Heading into the second half, now might be an opportune time to look at price action in risk-on cyclical sectors and industries. While the Magnificent Seven captured the awe of the financial media for much of the first two quarters of 2023, June featured a remarkable catch-up in some less-loved areas. One such niche is the metals and mining industry.
I have a buy rating on the SPDR S&P Metals and Mining ETF (NYSEARCA:XME). The fund features a low expense ratio, favorable valuation, and decent technical trends despite relative weakness for the better part of the last four months.
XME vs SPY: A Poor Relative Stretch Last 4 Months, Near Key Relative Support
According to the issuer, XME offers investors exposure to the metals & mining segment of the S&P TMI, which comprises the following sub-industries: Aluminum, Coal & Consumable Fuels, Copper, Diversified Metals & Mining, Gold, Precious Metals & Minerals, Silver, and Steel.

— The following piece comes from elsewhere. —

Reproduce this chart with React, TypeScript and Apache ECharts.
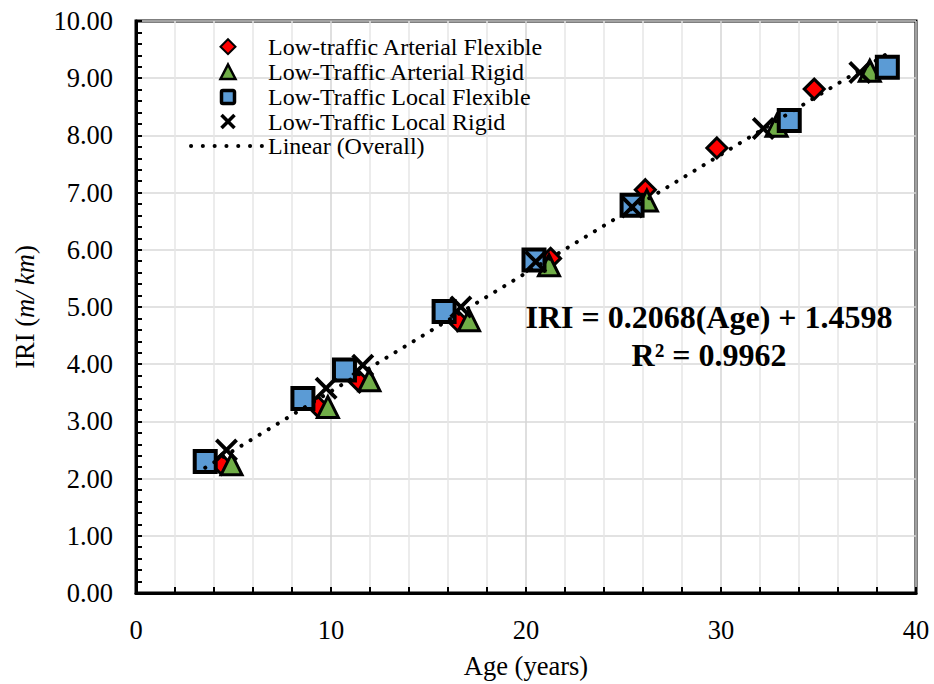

With a somewhat low annual expense ratio of 0.35%, XME offers an efficient way for investors to get exposure to global firms that should benefit from heavy investment into manufacturing activity.
Does High Manufacturing Spending Bode Well for Metals & Mining Firms?
Key mining products go into various manufacturing construction processes, and XME’s diversified sub-industry exposure is a positive attribute. With $1.8 billion in assets under management, the fund’s weighted average price-to-earnings ratio on a forward basis is low at just 8.3, though that is up modestly from when I last reviewed the ETF. Holding 33 total stocks, the weighted average market cap is $10.4 billion and XME’s trailing 12-month dividend yield is about on par with the S&P 500’s average at 1.7% and average volume is often near two million shares daily. Tradeability is indeed high as the ETF’s 30-day median bid/ask spread is a modest two basis points while the portfolio sells right near its NAV. It’s key for investors to recognize that XME is a modified equal-weight portfolio with most positions in the 3% to 5% weight range.
Digging into the portfolio, data from Morningstar reveal that XME is very much a SMID cap portfolio with a high emphasis on the value style (over growth). Factor-wise, XME also ranks high on quality and in volatility, though Seeking Alpha quant data show XME to be an A+ high momentum fund. Lastly, long-term earnings growth is robust, so the PEG ratio (once we get past this earnings soft patch) is less than one, using Morningstar’s figures.
XME: Heavily Small Cap, Value-Oriented
A key risk I find is that there is a remarkably high allocation to the cyclical and niche steel industry. So, should we see a round of poor earnings reports from major global steel companies later this month and in August, the fund could see volatility and downside price action.
XME: Steely Exposure
Seasonally, XME tends to do well in July, but the danger lies in the August and September months of Q3. More broadly and on average, according to data from Equity Clock, loading up in advance of Q4 is the better play. So, I assert the seasonal factor is neutral right now.
XME: Tough Seasonal Stretch Ahead (August – September)
The Technical Take
There have been some interesting technical developments since I last looked at XME in Q4 2022. A trading range with a supportive base in the $38 to $40 range is countered by a resistance zone from $57 to $60. What I like, though, is that the old sideway price range in the $40s from 2021 proved to be key support on pullbacks over the last year-plus.
I must concede that the long-term 200-day moving average is simply flat, proving that there is no trend at the moment. What’s bullish is that the RSI momentum indicator at the top of the chart is solidly in bullish territory (between 40 and 90), so this momentum turn higher could portend future positive price action.
For now, the support and resistance levels mentioned previously are what we should monitor.
XME: Persistent Trading Range, But Strengthening RSI Momentum
The Bottom Line
While there has been negative alpha owning XME (versus the S&P 500) over the last many months, I continue to like its long-run valuation. Recent positive momentum trends are encouraging ahead of the Q2 earnings season.